Escribo este artículo cuando llega el verano a la ciudad de Las Palmas, casi a finales de agosto.
La panza de burro se ha hecho a un lado para que el sol desfile por nuestro cielo haciendo gala -con más chulería que nunca- del dicho: Lo bueno se hace esperar. Pero aunque el verano empiece ahora –en esta parte de la isla- somos muchos los que comenzamos a despedirnos de él y a sufrir la ya archiconocidísima depresión postvacacional.
Yo pensaba que eso no existía, que es bueno descansar, sí; pero es aún mejor volver a la rutina. Pero me equivoqué, tal vez sea cosa de los años pero no me hubiese importado prolongar unos meses más esta dolce far niente a la que tanto gusto le cogí.
El otro día, cuando me quejaba como una colegiala que no quiere volver a la escuela, alguien me dijo que el verano es una cuestión de actitud.
«El verano se lleva por dentro», inquirió.

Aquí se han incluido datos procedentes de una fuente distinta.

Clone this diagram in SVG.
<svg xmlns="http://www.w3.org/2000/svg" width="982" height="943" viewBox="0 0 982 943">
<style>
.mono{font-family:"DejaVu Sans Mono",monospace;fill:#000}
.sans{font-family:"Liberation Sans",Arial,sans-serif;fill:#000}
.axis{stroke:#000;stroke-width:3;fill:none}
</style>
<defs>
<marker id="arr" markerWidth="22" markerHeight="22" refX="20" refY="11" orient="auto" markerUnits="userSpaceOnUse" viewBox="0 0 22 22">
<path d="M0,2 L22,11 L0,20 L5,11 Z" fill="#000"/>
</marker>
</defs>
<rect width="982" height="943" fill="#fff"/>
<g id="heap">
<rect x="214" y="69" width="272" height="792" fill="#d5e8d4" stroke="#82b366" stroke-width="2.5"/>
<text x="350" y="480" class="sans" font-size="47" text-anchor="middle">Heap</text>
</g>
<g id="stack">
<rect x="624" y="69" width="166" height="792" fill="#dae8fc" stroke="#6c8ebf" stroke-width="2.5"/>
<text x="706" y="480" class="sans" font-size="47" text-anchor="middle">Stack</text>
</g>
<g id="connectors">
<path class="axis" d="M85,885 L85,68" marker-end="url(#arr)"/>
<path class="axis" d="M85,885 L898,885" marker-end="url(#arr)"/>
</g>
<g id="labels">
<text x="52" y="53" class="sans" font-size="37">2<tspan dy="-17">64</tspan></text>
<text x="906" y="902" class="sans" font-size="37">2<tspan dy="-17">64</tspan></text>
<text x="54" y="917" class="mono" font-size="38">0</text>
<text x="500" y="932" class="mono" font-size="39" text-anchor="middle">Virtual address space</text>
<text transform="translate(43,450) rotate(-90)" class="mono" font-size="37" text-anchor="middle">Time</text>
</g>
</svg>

Pero yo andaba demasiado lejos pensando en el cambio de hora, en la falta de luz. En los domingos a las seis de la tarde cuando la melancolía te arrincona en la parte más incómoda del sofá y fuera la oscuridad temprana invita poco a salir a dar un paseo.
Escuchaba a mi interlocutor darme una charla, cual coach experimentado, sobre la positividad y esas cosas que se leen en los libros de autoayuda. Pero yo seguía más lejos todavía. Divagaba entre la lluvia, la ropa de invierno y su falta de gracia, las responsabilidades y vi cómo me comía el turrón a la vuelta de la esquina.
Me mareé. Mi interlocutor me preguntó si me encontraba bien, yo le hice un gesto con la mano y miré al cielo. El sol brillaba en lo alto, no había nubes, parecía pintado de un celeste casi transparente. Si crees en Dios y en el Edén, al mirar hacia arriba podías ver a los ángeles tomándose una caña.
En unos segundos me sentí mal, he de reconocerlo.
Sin embargo, en un arranque de nostalgia, acepté pulpo como animal de compañía y decidí que sí, que el verano se lleva por dentro y visualicé un sol del tamaño de La Casa del Coño en medio del pecho y un mojito en una terraza con vistas al mar.
Ahora, cada vez que la apatía me hace viajar en el tiempo, adelantarme al otoño, regreso a mi sol particular que llevo dentro. ¿No es eso estar en el momento presente?